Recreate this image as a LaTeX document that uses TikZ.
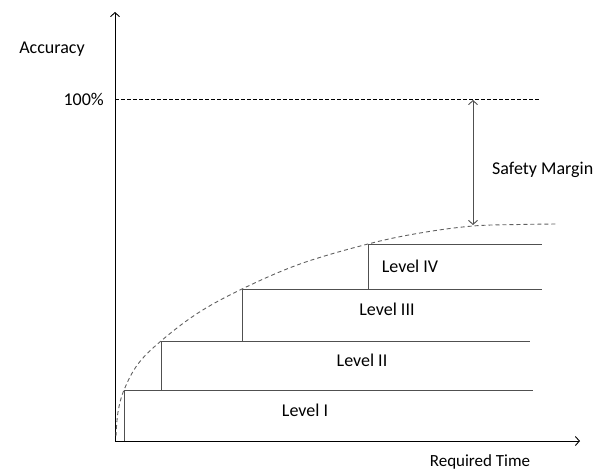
\documentclass[tikz,border=0pt]{standalone}
\usepackage{fontspec}
\setmainfont{Carlito}
\usetikzlibrary{arrows.meta}
\definecolor{stepline}{HTML}{505050}
\definecolor{curvegray}{HTML}{606060}
\begin{document}
\begin{tikzpicture}[x=1pt,y=-1pt,
  every node/.style={font=\fontsize{18}{21}\selectfont, inner sep=0pt},
  axis/.style={line width=0.9pt, -{Straight Barb[length=4pt,width=9pt]}},
  levelline/.style={draw=stepline, line width=1pt},
  limit/.style={line width=0.6pt, dash pattern=on 3.5pt off 2.5pt},
  envelope/.style={draw=curvegray, line width=0.9pt, dash pattern=on 4pt off 3pt},
  margin/.style={draw=stepline, line width=0.9pt, {Straight Barb[length=4pt,width=9pt]}-{Straight Barb[length=4pt,width=9pt]}},
  lbl/.style={anchor=center}]
\useasboundingbox (0,0) rectangle (595,472);

% axes
\coordinate (O) at (115,441);
\coordinate (ytop) at (115,12);
\coordinate (xend) at (580,441);
\draw[axis] (O) -- (ytop);
\draw[axis] (O) -- (xend);
\node[lbl] (acc) at (52,49) {Accuracy};
\node[lbl, font=\fontsize{17}{20}\selectfont] (rt) at (480,462) {Required Time};

% 100% limit
\coordinate (full) at (115,99);
\coordinate (fullend) at (540,99);
\draw[limit] (full) -- (fullend);
\node[anchor=east] (pct) at (104,99) {100\%};

% step corners
\coordinate (s1) at (124,390);
\coordinate (s2) at (161,341);
\coordinate (s3) at (242,289);
\coordinate (s4) at (368,244);
\coordinate (b1) at (124,441);
\coordinate (b2) at (161,390);
\coordinate (b3) at (242,341);
\coordinate (b4) at (368,289);
\coordinate (e1) at (533,390);
\coordinate (e2) at (530,341);
\coordinate (e3) at (542,289);
\coordinate (e4) at (542,244);

\draw[levelline] (b1) -- (s1) -- (e1);
\draw[levelline] (b2) -- (s2) -- (e2);
\draw[levelline] (b3) -- (s3) -- (e3);
\draw[levelline] (b4) -- (s4) -- (e4);

\node[lbl] (l1) at (305,410) {Level I};
\node[lbl] (l2) at (362,360) {Level II};
\node[lbl] (l3) at (387,309) {Level III};
\node[lbl] (l4) at (410,266) {Level IV};

% accuracy envelope
\draw[envelope] plot[smooth, tension=0.6] coordinates
  {(116,436) (118,412) (124,390) (138,364) (161,341) (198,313) (242,289) (300,264) (368,244) (420,233) (473,226) (520,224.5) (557,224)};

% safety margin
\coordinate (mtop) at (473,100);
\coordinate (mbot) at (473,225);
\draw[margin] (mtop) -- (mbot);
\node[anchor=west] (sm) at (492,170) {Safety Margin};
\end{tikzpicture}
\end{document}
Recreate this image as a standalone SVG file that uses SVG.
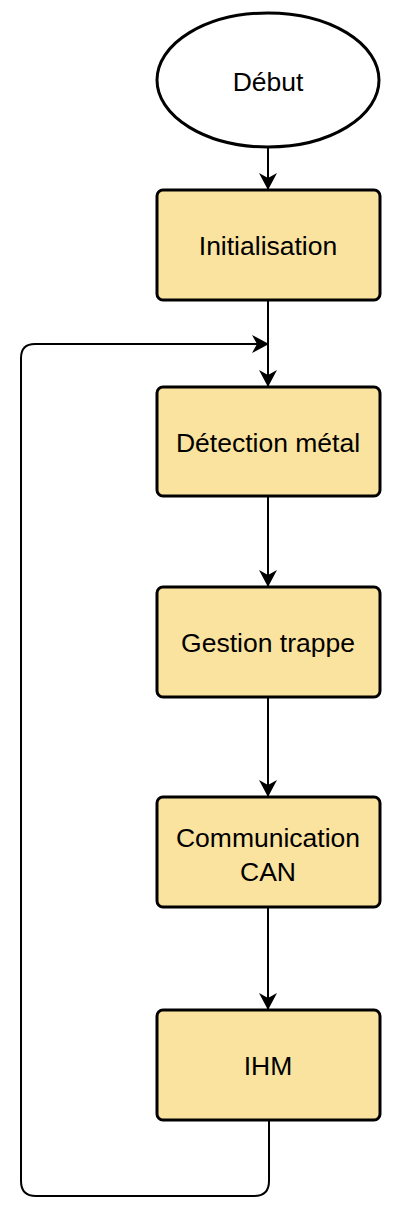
<svg xmlns="http://www.w3.org/2000/svg" width="408" height="1214" viewBox="0 0 408 1214">
<style>
.box{fill:#FAE39E;stroke:#000;stroke-width:3}
.t{font-family:"Liberation Sans",Arial,sans-serif;font-size:26.5px;fill:#000;text-anchor:middle}
.c{fill:none;stroke:#000;stroke-width:2}
</style>
<defs>
<marker id="a" viewBox="0 0 17 18" refX="16" refY="9" markerWidth="17" markerHeight="18" markerUnits="userSpaceOnUse" orient="auto">
<path d="M0,0 L17,9 L0,18 L5,9 Z" fill="#000"/>
</marker>
</defs>
<rect width="408" height="1214" fill="#fff"/>
<g id="connectors">
<path class="c" d="M268,148 V189" marker-end="url(#a)"/>
<path class="c" d="M268,300 V386" marker-end="url(#a)"/>
<path class="c" d="M268,496 V586" marker-end="url(#a)"/>
<path class="c" d="M268,697 V796" marker-end="url(#a)"/>
<path class="c" d="M268,907 V1009" marker-end="url(#a)"/>
<path class="c" d="M269,1120 V1181 Q269,1196 254,1196 H36 Q21,1196 21,1181 V358 Q21,344 35,344 H268" marker-end="url(#a)"/>
</g>
<g id="debut">
<ellipse cx="268" cy="80" rx="111" ry="67" fill="#fff" stroke="#000" stroke-width="3"/>
<text class="t" x="268" y="91">Début</text>
</g>
<g id="init">
<rect class="box" x="157" y="190" width="223" height="110" rx="6"/>
<text class="t" x="268" y="255">Initialisation</text>
</g>
<g id="detection">
<rect class="box" x="157" y="387" width="223" height="109" rx="6"/>
<text class="t" x="268" y="452">Détection métal</text>
</g>
<g id="gestion">
<rect class="box" x="157" y="587" width="223" height="110" rx="6"/>
<text class="t" x="268" y="652">Gestion trappe</text>
</g>
<g id="comm">
<rect class="box" x="157" y="797" width="223" height="110" rx="6"/>
<text class="t" x="268" y="847">Communication</text>
<text class="t" x="268" y="881">CAN</text>
</g>
<g id="ihm">
<rect class="box" x="157" y="1010" width="223" height="110" rx="6"/>
<text class="t" x="268" y="1075">IHM</text>
</g>
</svg>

◇ ◇ ◇

> _GOAL OF THE EXERCISE_
From the listing above, collect each line in which the string "Recreate" appears.

> _SOLUTION TO THE EXERCISE_
Recreate this image as a LaTeX document that uses TikZ.
Recreate this image as a standalone SVG file that uses SVG.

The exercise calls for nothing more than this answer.